*Goal*
In the data below, find every line that has the string "this", and copy it.
>> START
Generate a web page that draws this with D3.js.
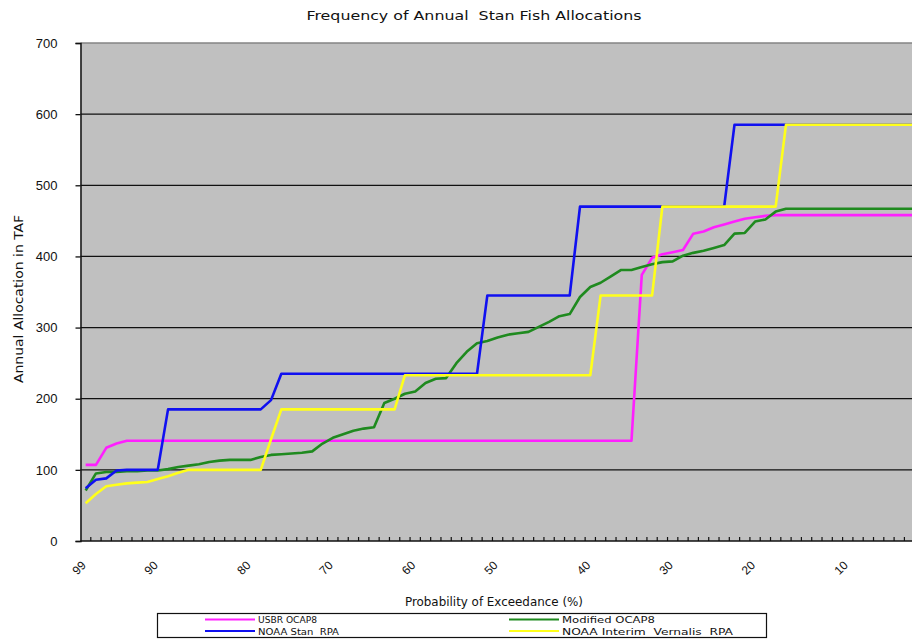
<!DOCTYPE html>
<html lang="en">
  <head>
    <meta charset="UTF-8" />
    <title>stan fish allocations</title>
    <script src="https://cdn.jsdelivr.net/npm/d3@7"></script>
    <style>
      body {
        margin: 0;
        background: #fff;
      }
      svg {
        display: block;
        overflow: hidden;
      }
      text {
        white-space: pre;
      }
    </style>
  </head>
  <body>
    <svg id="chart" width="912" height="639"></svg>
    <script>
      // 82 ranked years, plotted from wettest (left) to driest
      let categories = d3.range(82);
      let tickIndex = [0, 7, 16, 24, 32, 40, 49, 57, 65, 74];
      let tickLabels = ["99", "90", "80", "70", "60", "50", "40", "30", "20", "10"];
      let yTicks = [0, 100, 200, 300, 400, 500, 600, 700];

      let usbr = [107, 107, 131, 137, 141, 141, 141, 141, 141, 141,
        141, 141, 141, 141, 141, 141, 141, 141, 141, 141,
        141, 141, 141, 141, 141, 141, 141, 141, 141, 141,
        141, 141, 141, 141, 141, 141, 141, 141, 141, 141,
        141, 141, 141, 141, 141, 141, 141, 141, 141, 141,
        141, 141, 141, 141, 374, 398, 403, 406, 409, 432,
        435, 441, 445, 449, 453, 455, 457, 458, 458, 458,
        458, 458, 458, 458, 458, 458, 458, 458, 458, 458,
        458, 458];
      let modified = [71, 95, 97, 97, 98, 98, 99, 99, 101, 104,
        106, 108, 111, 113, 114, 114, 114, 118, 121, 122,
        123, 124, 126, 137, 145, 150, 155, 158, 160, 194,
        200, 207, 210, 222, 228, 229, 250, 266, 278, 281,
        286, 290, 292, 294, 301, 308, 316, 319, 343, 357,
        363, 372, 381, 381, 385, 389, 392, 393, 401, 405,
        408, 412, 416, 432, 433, 449, 452, 463, 467, 467,
        467, 467, 467, 467, 467, 467, 467, 467, 467, 467,
        467, 467];
      let noaaStan = [74, 86, 88, 99, 100, 100, 100, 100, 185, 185,
        185, 185, 185, 185, 185, 185, 185, 185, 198, 235,
        235, 235, 235, 235, 235, 235, 235, 235, 235, 235,
        235, 235, 235, 235, 235, 235, 235, 235, 235, 345,
        345, 345, 345, 345, 345, 345, 345, 345, 470, 470,
        470, 470, 470, 470, 470, 470, 470, 470, 470, 470,
        470, 470, 470, 585, 585, 585, 585, 585, 585, 585,
        585, 585, 585, 585, 585, 585, 585, 585, 585, 585,
        585, 585];
      let noaaVernalis = [53, 66, 77, 79, 81, 82, 83, 87, 91, 96,
        100, 100, 100, 100, 100, 100, 100, 100, 143, 185,
        185, 185, 185, 185, 185, 185, 185, 185, 185, 185,
        185, 233, 233, 233, 233, 233, 233, 233, 233, 233,
        233, 233, 233, 233, 233, 233, 233, 233, 233, 233,
        345, 345, 345, 345, 345, 345, 470, 470, 470, 470,
        470, 470, 470, 470, 470, 470, 470, 470, 585, 585,
        585, 585, 585, 585, 585, 585, 585, 585, 585, 585,
        585, 585];

      let seriesNames = ["USBR OCAP8", "Modified OCAP8", "NOAA Stan  RPA", "NOAA Interim  Vernalis  RPA"];
      let seriesColors = ["#ff1fff", "#1f8a1f", "#1010f0", "#ffff1a"];
      let seriesData = [usbr, modified, noaaStan, noaaVernalis];

      let svg = d3.select("#chart");
      let plotLeft = 80.5,
        plotTop = 43,
        plotBottom = 541,
        plotRight = 925;

      let x = d3.scaleBand().domain(categories).range([plotLeft, plotRight]);
      let xc = (i) => x(i) + x.bandwidth() / 2;
      let y = d3.scaleLinear().domain([0, 700]).range([plotBottom, plotTop]);

      // plot background
      svg
        .append("rect")
        .attr("x", plotLeft)
        .attr("y", plotTop)
        .attr("width", plotRight - plotLeft)
        .attr("height", plotBottom - plotTop)
        .attr("fill", "#c0c0c0");

      // gridlines
      svg
        .append("g")
        .selectAll("line")
        .data(yTicks.filter((d) => d > 0))
        .join("line")
        .attr("x1", plotLeft)
        .attr("x2", plotRight)
        .attr("y1", (d) => y(d))
        .attr("y2", (d) => y(d))
        .attr("stroke", (d) => (d === 700 ? "#858585" : "#111"))
        .attr("stroke-width", 1.3);

      // y axis
      let yAxis = svg
        .append("g")
        .attr("transform", `translate(${plotLeft},0)`)
        .call(d3.axisLeft(y).tickValues(yTicks).tickSize(5).tickPadding(18));
      yAxis.select(".domain").attr("stroke", "#111").attr("stroke-width", 1.5);
      yAxis.selectAll(".tick line").attr("stroke", "#111").attr("stroke-width", 1.3);
      yAxis
        .selectAll("text")
        .attr("font-family", "Liberation Sans, Arial, sans-serif")
        .attr("font-size", 13)
        .attr("fill", "#111");

      // x axis: category tick marks point inside
      let xAxis = svg
        .append("g")
        .attr("transform", `translate(0,${plotBottom})`);
      xAxis
        .append("line")
        .attr("x1", plotLeft)
        .attr("x2", plotRight)
        .attr("stroke", "#111")
        .attr("stroke-width", 1.5);
      xAxis
        .selectAll("line.tk")
        .data(categories.slice(1))
        .join("line")
        .attr("class", "tk")
        .attr("x1", (d) => x(d))
        .attr("x2", (d) => x(d))
        .attr("y1", 0)
        .attr("y2", -4)
        .attr("stroke", "#111")
        .attr("stroke-width", 1.2);
      xAxis
        .selectAll("text")
        .data(tickIndex)
        .join("text")
        .attr("transform", (d) => `translate(${xc(d) + 1},25) rotate(-45)`)
        .attr("text-anchor", "end")
        .attr("font-family", "Liberation Sans, Arial, sans-serif")
        .attr("font-size", 12)
        .attr("fill", "#111")
        .text((d, i) => tickLabels[i]);

      // series lines
      let line = d3
        .line()
        .x((d, i) => xc(i))
        .y((d) => y(d));
      svg
        .append("g")
        .selectAll("path")
        .data(seriesData)
        .join("path")
        .attr("d", line)
        .attr("fill", "none")
        .attr("stroke", (d, i) => seriesColors[i])
        .attr("stroke-width", 2.6)
        .attr("stroke-linejoin", "round");

      // titles
      svg
        .append("text")
        .attr("x", 474)
        .attr("y", 20)
        .attr("text-anchor", "middle")
        .attr("font-family", "DejaVu Sans, Verdana, sans-serif")
        .attr("font-size", 12)
        .attr("textLength", 335)
        .attr("lengthAdjust", "spacingAndGlyphs")
        .attr("fill", "#111")
        .text("Frequency of Annual  Stan Fish Allocations");
      svg
        .append("text")
        .attr("x", 494)
        .attr("y", 606)
        .attr("text-anchor", "middle")
        .attr("font-family", "Liberation Sans Narrow, DejaVu Sans Condensed, sans-serif")
        .attr("font-size", 13)
        .attr("textLength", 178)
        .attr("lengthAdjust", "spacingAndGlyphs")
        .attr("fill", "#111")
        .text("Probability of Exceedance (%)");
      svg
        .append("text")
        .attr("transform", "translate(23,299) rotate(-90)")
        .attr("text-anchor", "middle")
        .attr("font-family", "Liberation Sans Narrow, DejaVu Sans Condensed, sans-serif")
        .attr("font-size", 13)
        .attr("textLength", 168)
        .attr("lengthAdjust", "spacingAndGlyphs")
        .attr("fill", "#111")
        .text("Annual Allocation in TAF");

      // legend
      let legend = svg.append("g");
      legend
        .append("rect")
        .attr("x", 157.5)
        .attr("y", 613.5)
        .attr("width", 609)
        .attr("height", 24)
        .attr("fill", "#fff")
        .attr("stroke", "#111")
        .attr("stroke-width", 1.2);
      let legendX = [205, 205, 509, 509];
      let legendY = [619.5, 631, 619.5, 631];
      let legendLen = [59, 93, 81, 171];
      let order = [0, 2, 1, 3];
      let item = legend
        .selectAll("g")
        .data(seriesNames)
        .join("g")
        .attr("transform", (d, i) => `translate(${legendX[order[i]]},${legendY[order[i]]})`);
      item
        .append("line")
        .attr("x1", 0)
        .attr("x2", 50)
        .attr("stroke", (d, i) => seriesColors[i])
        .attr("stroke-width", 1.8);
      item
        .append("text")
        .attr("x", 53)
        .attr("y", 3.5)
        .attr("font-family", "Liberation Sans Narrow, DejaVu Sans Condensed, sans-serif")
        .attr("font-size", 9.5)
        .attr("textLength", (d, i) => legendLen[i])
        .attr("lengthAdjust", "spacingAndGlyphs")
        .attr("fill", "#111")
        .text((d) => d);
    </script>
  </body>
</html>
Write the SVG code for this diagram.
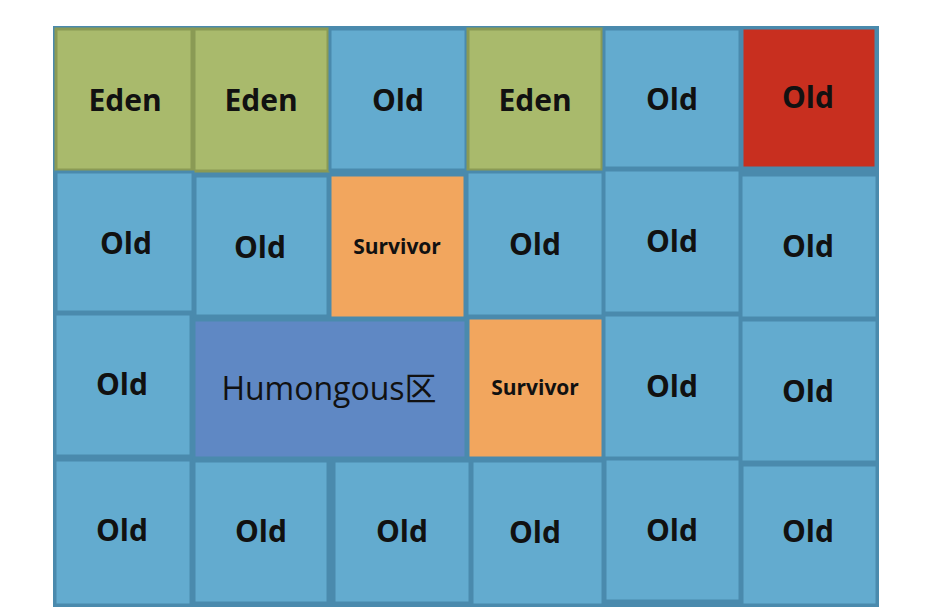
<svg xmlns="http://www.w3.org/2000/svg" width="928" height="612" viewBox="0 0 928 612">
<style>
.c{stroke-width:3}
.eden{fill:#A9BA6C;stroke:#8A9A55}
.old{fill:#63ABCF;stroke:#4A8AAD}
.red{fill:#C82F1F;stroke:#4A8AAD}
.surv{fill:#F2A65E;stroke:#4A8AAD}
.hum{fill:#5F88C4;stroke:#4A8AAD}
text{font-family:"Open Sans","Noto Sans","Noto Sans CJK SC",sans-serif;fill:#111;text-anchor:middle}
.b{font-weight:bold;font-size:30px}
.s{font-weight:bold;font-size:21px}
.h{font-size:32px}
</style>
<rect x="53" y="26" width="826" height="581" fill="#4A8AAD"/>
<g id="r1c1"><rect class="c eden" x="56" y="29" width="136" height="141"/><text class="b" x="125" y="111">Eden</text></g>
<g id="r1c2"><rect class="c eden" x="194" y="29" width="134" height="142"/><text class="b" x="261" y="111">Eden</text></g>
<g id="r1c3"><rect class="c old" x="330" y="29" width="136" height="141"/><text class="b" x="398" y="111">Old</text></g>
<g id="r1c4"><rect class="c eden" x="468" y="29" width="134" height="141"/><text class="b" x="535" y="111">Eden</text></g>
<g id="r1c5"><rect class="c old" x="604" y="29" width="136" height="139"/><text class="b" x="672" y="110">Old</text></g>
<g id="r1c6"><rect class="c red" x="742" y="28" width="134" height="140"/><text class="b" x="808" y="108">Old</text></g>
<g id="r2c1"><rect class="c old" x="56" y="172" width="137" height="140"/><text class="b" x="126" y="254">Old</text></g>
<g id="r2c2"><rect class="c old" x="195" y="176" width="133" height="140"/><text class="b" x="260" y="258">Old</text></g>
<g id="r2c3"><rect class="c surv" x="330" y="175" width="135" height="143"/><text class="s" x="397" y="254">Survivor</text></g>
<g id="r2c4"><rect class="c old" x="467" y="172" width="136" height="144"/><text class="b" x="535" y="255">Old</text></g>
<g id="r2c5"><rect class="c old" x="604" y="170" width="136" height="143"/><text class="b" x="672" y="252">Old</text></g>
<g id="r2c6"><rect class="c old" x="741" y="175" width="136" height="143"/><text class="b" x="808" y="257">Old</text></g>
<g id="r3c1"><rect class="c old" x="55" y="314" width="136" height="142"/><text class="b" x="122" y="395">Old</text></g>
<g id="r3c2"><rect class="c hum" x="194" y="320" width="272" height="138"/><text class="h" x="329" y="400">Humongous区</text></g>
<g id="r3c4"><rect class="c surv" x="468" y="318" width="135" height="140"/><text class="s" x="535" y="395">Survivor</text></g>
<g id="r3c5"><rect class="c old" x="604" y="315" width="136" height="143"/><text class="b" x="672" y="397">Old</text></g>
<g id="r3c6"><rect class="c old" x="741" y="320" width="136" height="142"/><text class="b" x="808" y="402">Old</text></g>
<g id="r4c1"><rect class="c old" x="55" y="460" width="136" height="145"/><text class="b" x="122" y="541">Old</text></g>
<g id="r4c2"><rect class="c old" x="194" y="461" width="134" height="142"/><text class="b" x="261" y="542">Old</text></g>
<g id="r4c3"><rect class="c old" x="334" y="461" width="136" height="142"/><text class="b" x="402" y="542">Old</text></g>
<g id="r4c4"><rect class="c old" x="472" y="461" width="131" height="144"/><text class="b" x="535" y="543">Old</text></g>
<g id="r4c5"><rect class="c old" x="605" y="459" width="135" height="142"/><text class="b" x="672" y="541">Old</text></g>
<g id="r4c6"><rect class="c old" x="742" y="465" width="135" height="140"/><text class="b" x="808" y="542">Old</text></g>
<g id="connectors"/>
</svg>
>> END
*Task answer*
Generate a web page that draws this with D3.js.
Write the SVG code for this diagram.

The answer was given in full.